* Start Provided records *

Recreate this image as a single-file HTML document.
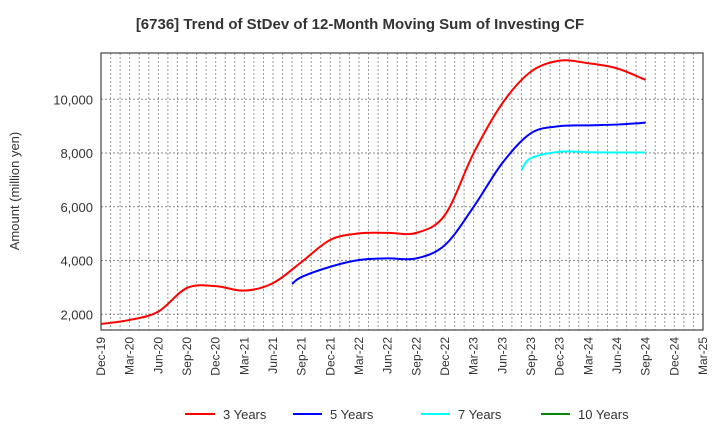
<!DOCTYPE html>
<html><head><meta charset="utf-8"><style>
body{margin:0;background:#fff;font-family:"Liberation Sans",sans-serif}
svg text{font-family:"Liberation Sans",sans-serif}
</style></head><body>
<svg id="c" width="720" height="440">
<text x="360" y="29" text-anchor="middle" font-size="15" font-weight="bold" fill="#333">[6736]  Trend of StDev of 12-Month Moving Sum of Investing CF</text>
<text transform="translate(19,191) rotate(-90)" text-anchor="middle" font-size="13" fill="#333">Amount (million yen)</text>
<g id="grid"></g><g id="series"></g><g id="axes"></g>
<g>
<line x1="185" y1="414" x2="215" y2="414" stroke="#f00" stroke-width="2"/><text x="223" y="419" font-size="13" fill="#333">3 Years</text>
<line x1="293" y1="414" x2="322" y2="414" stroke="#00f" stroke-width="2"/><text x="330" y="419" font-size="13" fill="#333">5 Years</text>
<line x1="421" y1="414" x2="450" y2="414" stroke="#0ff" stroke-width="2"/><text x="458" y="419" font-size="13" fill="#333">7 Years</text>
<line x1="541" y1="414" x2="570" y2="414" stroke="#080" stroke-width="2"/><text x="578" y="419" font-size="13" fill="#333">10 Years</text>
</g>
</svg>
<script>
const xLabels=["Dec-19","Mar-20","Jun-20","Sep-20","Dec-20","Mar-21","Jun-21","Sep-21","Dec-21","Mar-22","Jun-22","Sep-22","Dec-22","Mar-23","Jun-23","Sep-23","Dec-23","Mar-24","Jun-24","Sep-24","Dec-24","Mar-25"];
const yTicks=[2000,4000,6000,8000,10000];
const months3=[0,3,6,9,12,15,18,21,24,27,30,33,36,39,42,45,48,51,54,57];
const vals3=[1640,1790,2100,2980,3050,2880,3160,3950,4770,5010,5030,5030,5700,8000,9850,11030,11440,11340,11150,10720];
const months5=[20,21,24,27,30,33,36,39,42,45,48,51,54,57];
const vals5=[3130,3390,3770,4020,4080,4080,4580,6000,7630,8740,9000,9030,9060,9130];
const months7=[44,45,48,51,54,57];
const vals7=[7370,7810,8050,8030,8020,8020];
const months10=[];const vals10=[];
const L=101,R=703,T=53,B=330;
const X=m=>L+m*(R-L)/63;
const Y=v=>314.3-(v-2000)*0.026875;
const NS="http://www.w3.org/2000/svg";
function mk(t,a,p){const e=document.createElementNS(NS,t);for(const k in a)e.setAttribute(k,a[k]);p.appendChild(e);return e;}
const g=document.getElementById('grid'),ax=document.getElementById('axes'),s=document.getElementById('series');
for(let m=1;m<63;m++){const l=mk('line',{x1:X(m),x2:X(m),y1:T,y2:B,stroke:'#999','stroke-dasharray':'2,2','stroke-width':1},g);

}
yTicks.forEach(v=>{const l=mk('line',{x1:L,x2:R,y1:Y(v),y2:Y(v),stroke:'#888','stroke-dasharray':'2,2'},g);


const t=mk('text',{x:L-8,y:Y(v)+5,'text-anchor':'end','font-size':13,fill:'#333'},ax);t.textContent=v.toLocaleString('en-US');

});
const fr=mk('rect',{x:L,y:T,width:R-L,height:B-T,fill:'none',stroke:'#444','stroke-width':1.2},ax);


xLabels.forEach((lb,i)=>{const x=X(i*3);const t=mk('text',{transform:`translate(${x+4},${B+7}) rotate(-90)`,'text-anchor':'end','font-size':12,fill:'#333'},ax);t.textContent=lb;

});
function path(ms,vs){const p=ms.map((m,i)=>[X(m),Y(vs[i])]);if(p.length<2)return '';let d=`M${p[0][0]},${p[0][1]}`;
for(let i=0;i<p.length-1;i++){const p0=p[i-1]||p[i],p1=p[i],p2=p[i+1],p3=p[i+2]||p2;
d+=` C${p1[0]+(p2[0]-p0[0])/6},${p1[1]+(p2[1]-p0[1])/6} ${p2[0]-(p3[0]-p1[0])/6},${p2[1]-(p3[1]-p1[1])/6} ${p2[0]},${p2[1]}`;}return d;}
[[months3,vals3,'#f00','line-3-years'],[months5,vals5,'#00f','line-5-years'],[months7,vals7,'#0ff','line-7-years'],[months10,vals10,'#080','line-10-years']].forEach(([m,v,c,n])=>{
const e=mk('path',{d:path(m,v),fill:'none',stroke:c,'stroke-width':2},s);

});
</script>
</body></html>
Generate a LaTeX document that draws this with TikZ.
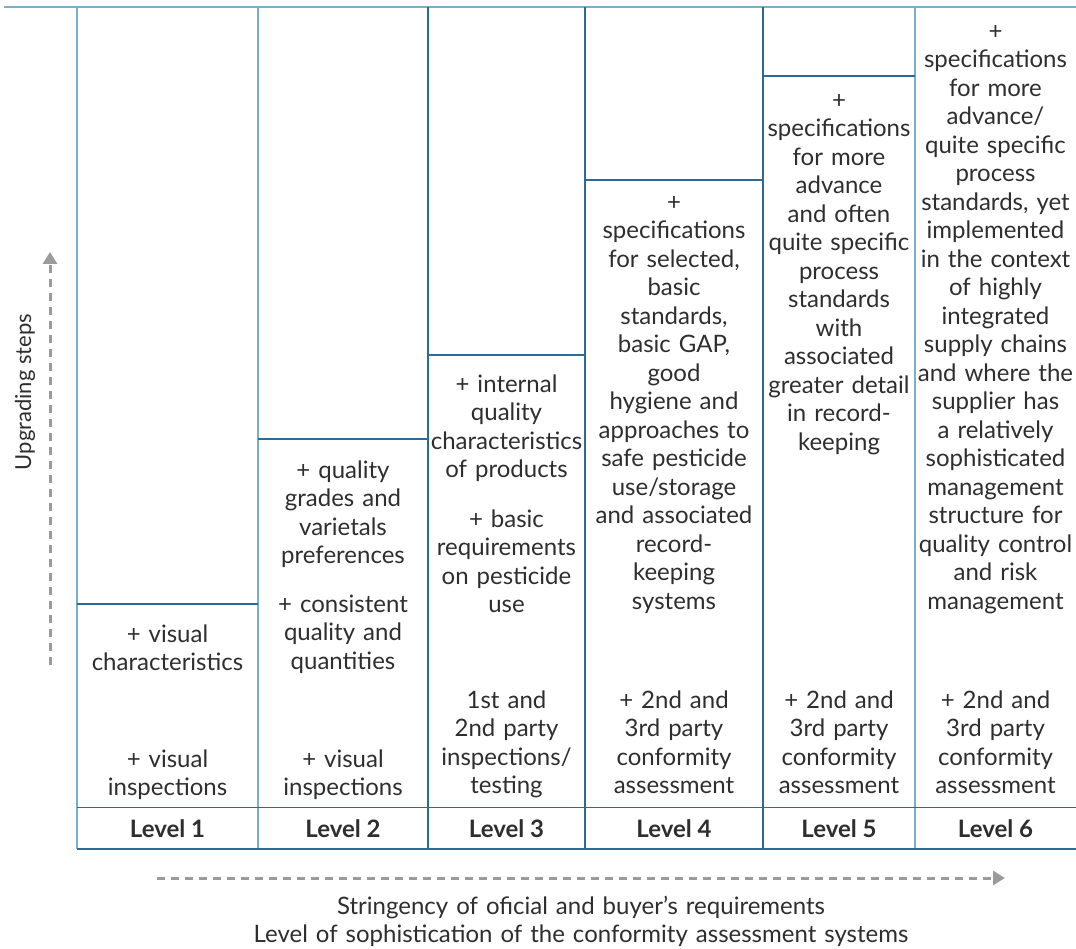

* End Provided records *

_Task requirements_.
Give every record again exactly, apart from the pictures, which stay out.

_The result_.
Recreate this image as a single-file HTML document.
<!DOCTYPE html>
<html><head><meta charset="utf-8"><style>
body{margin:0;background:#fff;font-family:"Liberation Sans",sans-serif}
svg text{font-family:"Liberation Sans",sans-serif}
</style></head><body>
<svg id="c" width="720" height="440">
<text x="360" y="29" text-anchor="middle" font-size="15" font-weight="bold" fill="#333">[6736]  Trend of StDev of 12-Month Moving Sum of Investing CF</text>
<text transform="translate(19,191) rotate(-90)" text-anchor="middle" font-size="13" fill="#333">Amount (million yen)</text>
<g id="grid"></g><g id="series"></g><g id="axes"></g>
<g>
<line x1="185" y1="414" x2="215" y2="414" stroke="#f00" stroke-width="2"/><text x="223" y="419" font-size="13" fill="#333">3 Years</text>
<line x1="293" y1="414" x2="322" y2="414" stroke="#00f" stroke-width="2"/><text x="330" y="419" font-size="13" fill="#333">5 Years</text>
<line x1="421" y1="414" x2="450" y2="414" stroke="#0ff" stroke-width="2"/><text x="458" y="419" font-size="13" fill="#333">7 Years</text>
<line x1="541" y1="414" x2="570" y2="414" stroke="#080" stroke-width="2"/><text x="578" y="419" font-size="13" fill="#333">10 Years</text>
</g>
</svg>
<script>
const xLabels=["Dec-19","Mar-20","Jun-20","Sep-20","Dec-20","Mar-21","Jun-21","Sep-21","Dec-21","Mar-22","Jun-22","Sep-22","Dec-22","Mar-23","Jun-23","Sep-23","Dec-23","Mar-24","Jun-24","Sep-24","Dec-24","Mar-25"];
const yTicks=[2000,4000,6000,8000,10000];
const months3=[0,3,6,9,12,15,18,21,24,27,30,33,36,39,42,45,48,51,54,57];
const vals3=[1640,1790,2100,2980,3050,2880,3160,3950,4770,5010,5030,5030,5700,8000,9850,11030,11440,11340,11150,10720];
const months5=[20,21,24,27,30,33,36,39,42,45,48,51,54,57];
const vals5=[3130,3390,3770,4020,4080,4080,4580,6000,7630,8740,9000,9030,9060,9130];
const months7=[44,45,48,51,54,57];
const vals7=[7370,7810,8050,8030,8020,8020];
const months10=[];const vals10=[];
const L=101,R=703,T=53,B=330;
const X=m=>L+m*(R-L)/63;
const Y=v=>314.3-(v-2000)*0.026875;
const NS="http://www.w3.org/2000/svg";
function mk(t,a,p){const e=document.createElementNS(NS,t);for(const k in a)e.setAttribute(k,a[k]);p.appendChild(e);return e;}
const g=document.getElementById('grid'),ax=document.getElementById('axes'),s=document.getElementById('series');
for(let m=1;m<63;m++){const l=mk('line',{x1:X(m),x2:X(m),y1:T,y2:B,stroke:'#999','stroke-dasharray':'2,2','stroke-width':1},g);

}
yTicks.forEach(v=>{const l=mk('line',{x1:L,x2:R,y1:Y(v),y2:Y(v),stroke:'#888','stroke-dasharray':'2,2'},g);


const t=mk('text',{x:L-8,y:Y(v)+5,'text-anchor':'end','font-size':13,fill:'#333'},ax);t.textContent=v.toLocaleString('en-US');

});
const fr=mk('rect',{x:L,y:T,width:R-L,height:B-T,fill:'none',stroke:'#444','stroke-width':1.2},ax);


xLabels.forEach((lb,i)=>{const x=X(i*3);const t=mk('text',{transform:`translate(${x+4},${B+7}) rotate(-90)`,'text-anchor':'end','font-size':12,fill:'#333'},ax);t.textContent=lb;

});
function path(ms,vs){const p=ms.map((m,i)=>[X(m),Y(vs[i])]);if(p.length<2)return '';let d=`M${p[0][0]},${p[0][1]}`;
for(let i=0;i<p.length-1;i++){const p0=p[i-1]||p[i],p1=p[i],p2=p[i+1],p3=p[i+2]||p2;
d+=` C${p1[0]+(p2[0]-p0[0])/6},${p1[1]+(p2[1]-p0[1])/6} ${p2[0]-(p3[0]-p1[0])/6},${p2[1]-(p3[1]-p1[1])/6} ${p2[0]},${p2[1]}`;}return d;}
[[months3,vals3,'#f00','line-3-years'],[months5,vals5,'#00f','line-5-years'],[months7,vals7,'#0ff','line-7-years'],[months10,vals10,'#080','line-10-years']].forEach(([m,v,c,n])=>{
const e=mk('path',{d:path(m,v),fill:'none',stroke:c,'stroke-width':2},s);

});
</script>
</body></html>
Generate a LaTeX document that draws this with TikZ.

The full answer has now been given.